For John, the heart of Christianity was not an inherited doctrine but a message born of his own experience. And the message he declared was,

“God is love.” 1 John 4:16

Philosopher Bernard Lonergan noted in his book, Touching the Holy, “All religious experience at its roots is an experience of an unconditional and unrestricted being in love.”

The recovery of passion begins with the recovery of my true self as the beloved. If I find Christ, I will find myself, and if I find my true self, I will find Him. This is the goal and purpose of our lives. John did not believe that Jesus was the most important thing; he believed that Jesus was the only thing. For “the disciple Jesus loved,” anything less was not genuine faith.

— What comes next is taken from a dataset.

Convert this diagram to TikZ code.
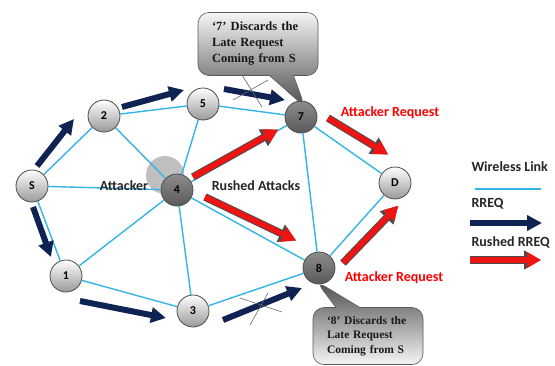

I believe that the night in the Upper Room was the defining moment of John’s life. Some sixty years after Christ’s resurrection, the apostle—like an old gold miner panning the stream of his memories—recalled all that had transpired during his three-year association with Jesus. He made pointed reference to that holy night when it all came together, and he affirmed his core identity with these words: “Peter turned and saw the disciple Jesus loved following them—the one who had leaned on his breast at the supper” ( John 21:20).

If John were to be asked, “What is your primary identity, your most coherent sense of yourself?” he would not reply, “I am a disciple, an apostle, an evangelist,” but “I am the one Jesus loves.”

If someone were to ask you about your primary identity, what would you say?